### Task to complete
Make an exact copy of all the material below, apart from the pictures.
◇ ◇ ◇
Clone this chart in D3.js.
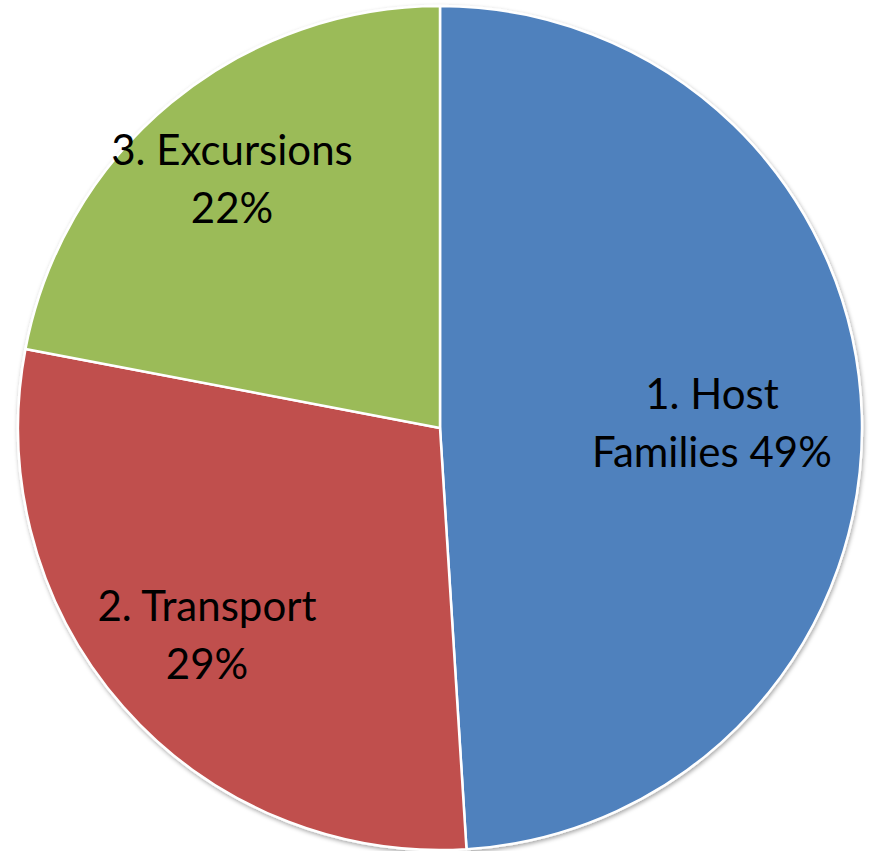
<!DOCTYPE html>
<html>
<head>
<meta charset="utf-8">
<script src="https://cdn.jsdelivr.net/npm/d3@7"></script>
<style>
  html, body { margin: 0; padding: 0; background: #fff; }
  svg { display: block; }
</style>
</head>
<body>
<svg id="chart"></svg>
<script>
// chart data
const categories = ["1. Host Families", "2. Transport", "3. Excursions"];
const values = [49, 29, 22];
const colors = ["#4F81BD", "#C0504D", "#9BBB59"];
// label lines as they wrap in the picture
const labelLines = [["1. Host", "Families 49%"], ["2. Transport", "29%"], ["3. Excursions", "22%"]];
const labelPos = [[712, 424], [207, 636], [232, 180]];

const width = 870, height = 851;
const cx = 440, cy = 428, radius = 422;

const svg = d3.select("#chart")
    .attr("width", width)
    .attr("height", height);

const defs = svg.append("defs");
const f = defs.append("filter").attr("id", "shadow")
    .attr("x", "-10%").attr("y", "-10%").attr("width", "120%").attr("height", "120%");
f.append("feDropShadow")
    .attr("dx", 1).attr("dy", 2).attr("stdDeviation", 2)
    .attr("flood-color", "#000").attr("flood-opacity", 0.35);

const g = svg.append("g")
    .attr("transform", `translate(${cx},${cy})`);

const pie = d3.pie().sort(null).value(d => d);
const arc = d3.arc().innerRadius(0).outerRadius(radius);
const arcs = pie(values);

g.append("g")
    .attr("filter", "url(#shadow)")
    .selectAll("path")
    .data(arcs)
    .enter()
    .append("path")
    .attr("d", arc)
    .attr("fill", (d, i) => colors[i])
    .attr("stroke", "#fff")
    .attr("stroke-width", 2.5)
    .attr("stroke-linejoin", "round");

const labels = svg.append("g")
    .selectAll("text")
    .data(categories)
    .enter()
    .append("text")
    .attr("x", (d, i) => labelPos[i][0])
    .attr("y", (d, i) => labelPos[i][1])
    .attr("text-anchor", "middle")
    .attr("font-family", "Lato, 'Open Sans', sans-serif")
    .attr("font-size", 42)
    .attr("fill", "#000");

labels.each(function(d, i) {
    const t = d3.select(this);
    const lines = labelLines[i];
    lines.forEach((ln, j) => {
        t.append("tspan")
            .attr("x", labelPos[i][0])
            .attr("dy", j === 0 ? -29 + 14 : 58)
            .text(ln);
    });
});
</script>
</body>
</html>
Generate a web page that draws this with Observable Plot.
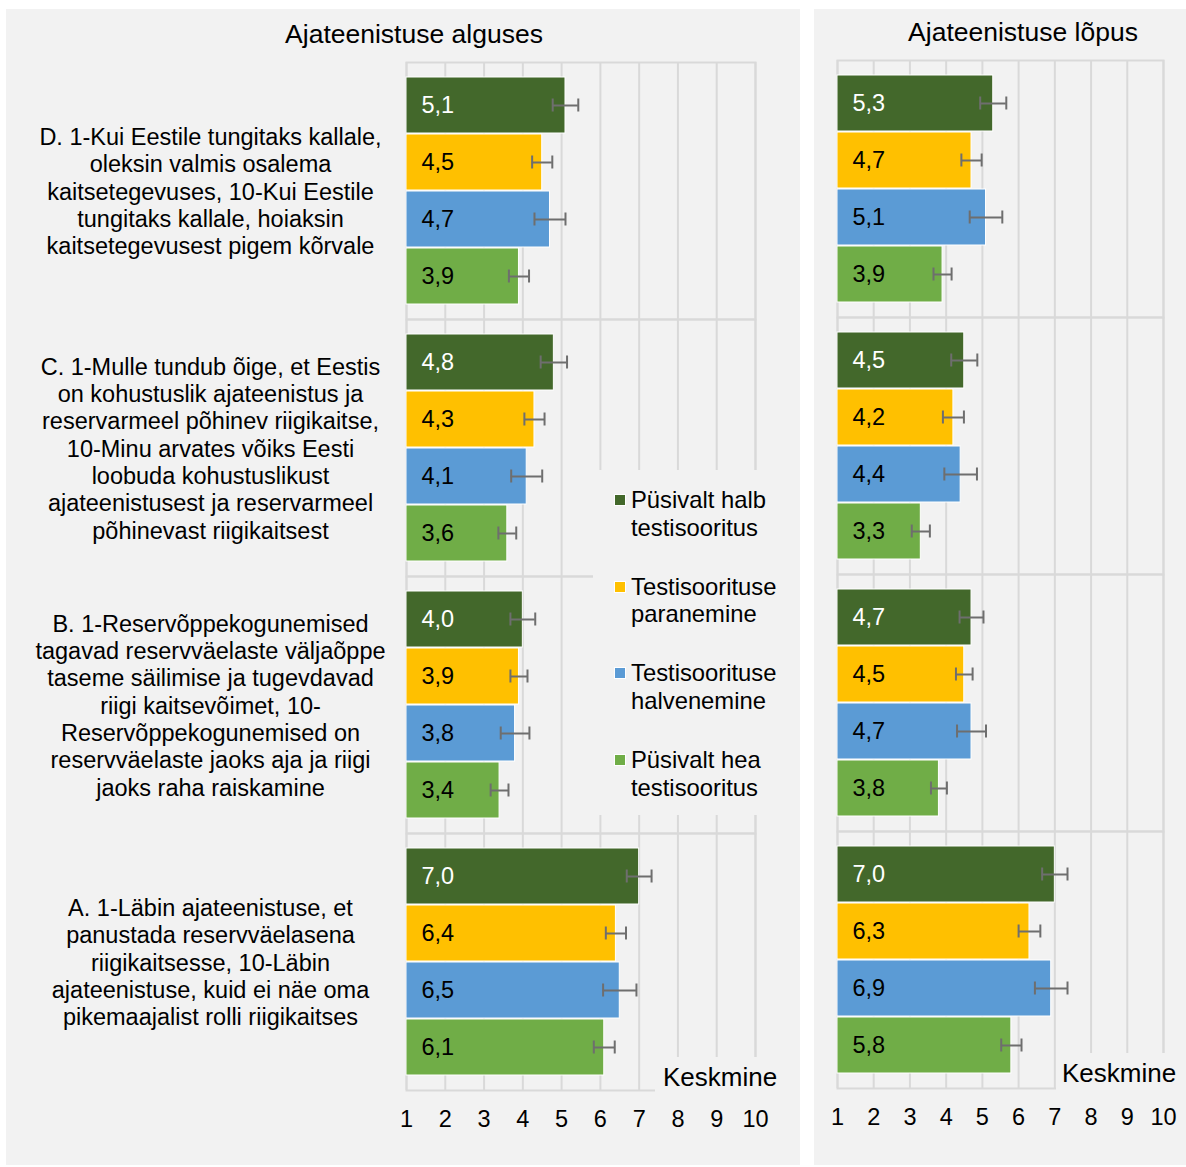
◇ ◇ ◇
### Final result
Clone this chart in D3.js.
<!DOCTYPE html>
<html>
<head>
<meta charset="utf-8">
<script src="https://cdn.jsdelivr.net/npm/d3@7"></script>
<style>
  html, body { margin: 0; padding: 0; background: #fff; }
  svg { display: block; }
</style>
</head>
<body>
<svg id="chart"></svg>
<script>
// chart data
const categories = ["1. Host Families", "2. Transport", "3. Excursions"];
const values = [49, 29, 22];
const colors = ["#4F81BD", "#C0504D", "#9BBB59"];
// label lines as they wrap in the picture
const labelLines = [["1. Host", "Families 49%"], ["2. Transport", "29%"], ["3. Excursions", "22%"]];
const labelPos = [[712, 424], [207, 636], [232, 180]];

const width = 870, height = 851;
const cx = 440, cy = 428, radius = 422;

const svg = d3.select("#chart")
    .attr("width", width)
    .attr("height", height);

const defs = svg.append("defs");
const f = defs.append("filter").attr("id", "shadow")
    .attr("x", "-10%").attr("y", "-10%").attr("width", "120%").attr("height", "120%");
f.append("feDropShadow")
    .attr("dx", 1).attr("dy", 2).attr("stdDeviation", 2)
    .attr("flood-color", "#000").attr("flood-opacity", 0.35);

const g = svg.append("g")
    .attr("transform", `translate(${cx},${cy})`);

const pie = d3.pie().sort(null).value(d => d);
const arc = d3.arc().innerRadius(0).outerRadius(radius);
const arcs = pie(values);

g.append("g")
    .attr("filter", "url(#shadow)")
    .selectAll("path")
    .data(arcs)
    .enter()
    .append("path")
    .attr("d", arc)
    .attr("fill", (d, i) => colors[i])
    .attr("stroke", "#fff")
    .attr("stroke-width", 2.5)
    .attr("stroke-linejoin", "round");

const labels = svg.append("g")
    .selectAll("text")
    .data(categories)
    .enter()
    .append("text")
    .attr("x", (d, i) => labelPos[i][0])
    .attr("y", (d, i) => labelPos[i][1])
    .attr("text-anchor", "middle")
    .attr("font-family", "Lato, 'Open Sans', sans-serif")
    .attr("font-size", 42)
    .attr("fill", "#000");

labels.each(function(d, i) {
    const t = d3.select(this);
    const lines = labelLines[i];
    lines.forEach((ln, j) => {
        t.append("tspan")
            .attr("x", labelPos[i][0])
            .attr("dy", j === 0 ? -29 + 14 : 58)
            .text(ln);
    });
});
</script>
</body>
</html>
Generate a web page that draws this with Observable Plot.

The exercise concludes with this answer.